My problem is that my Son amd his wife are in the middle of divorce proceedings and she took both of their minor children out-of-state even against her own attorney's advice. She is not returning my Son's phone calls, e-mails or text messages, except for when she wants to know about child support, of which he has been faithfully paying each week. My Son's lawyer doesn't seem to be doing anything to rectify the situation for him. He told my Son 2 days ago that an "emergency custody order" could be filed and now today he says it can't. My Son has not seen his kids in over 6 weeks and is grieving tremendously. His Daughter is age 2 and his Son is 11 months. His wife was the one who set up the visitation schedule and then left the state. At this time she has no intent of returning to Indiana from Arizona. Any information you can give us on how he can get his visitation rights is greatly appreciated. Before she left the state, his wife and him signed a preliminary agreement which stated he could have his children every other weekend and one evening per week. He has already been on one deployment to Iraq and is scheduled to go back so spending quality time with his children is his number one priority. Thanks for any help you can give us. Sincerely, Donna

Kent

You can always file for an emergency hearing. Whether it is doing you any good is a different story.

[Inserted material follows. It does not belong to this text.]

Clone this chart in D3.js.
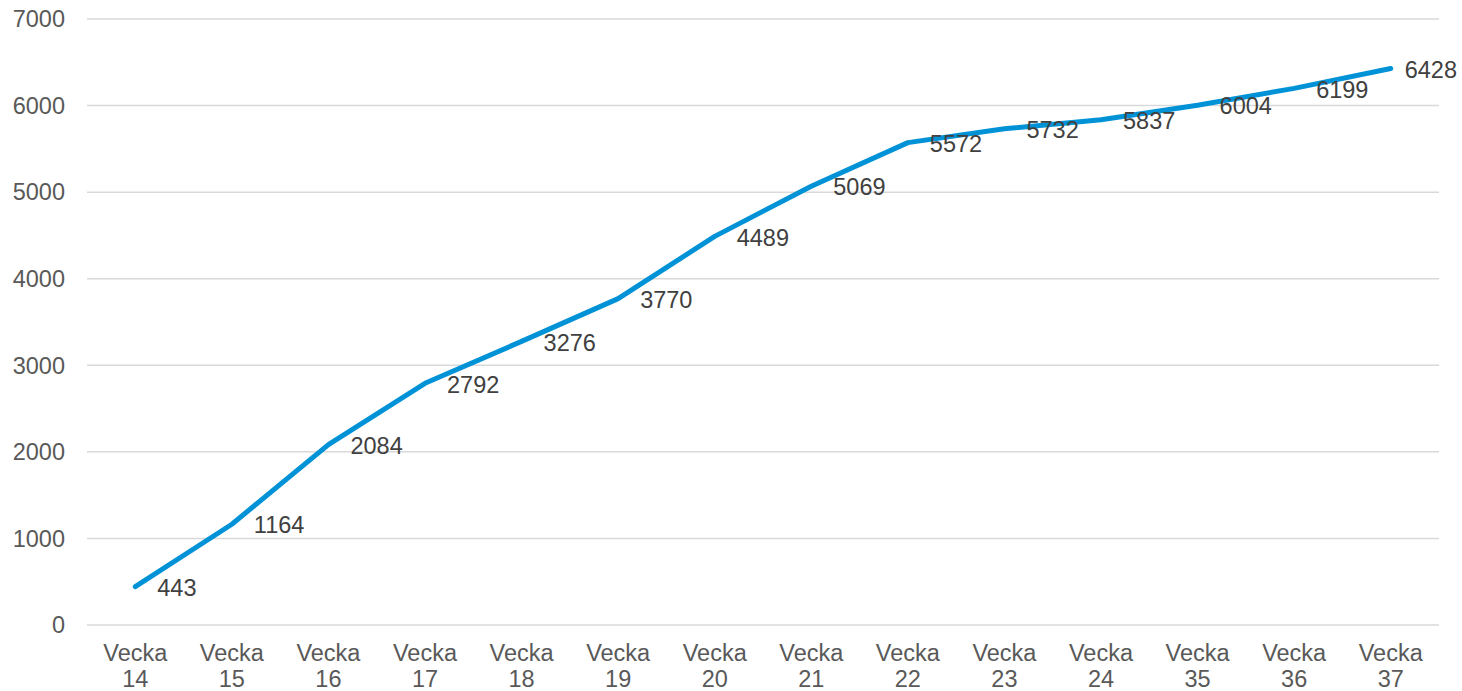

Why does his attorney refuse to file for an emergency hearing?
Is there already a pending case? If so, what does it say about moving the children?

Kent!

mistoffolees

I can't see any reason why you wouldn't be able to file for an emergency hearing. What reason did the attorney give?

Unless he can give a good reason for delay, I would pressure the attorney to file now rather than waiting to see what happens.

However, before doing ANYTHING, make sure that your son is clear on what he wants. Since he's going to be leaving the country, perhaps he's decided that the best he can hope for is infrequent, long distance visitation and he has no plans at all to consider filing for custody. If that's the case, then there probably isn't grounds for an emergency hearing.

Bottom line, first decide what he is hoping to achieve, then work with the attorney to make it happen. But don't be afraid to ask the attorney for explanations when he says something that you don't like.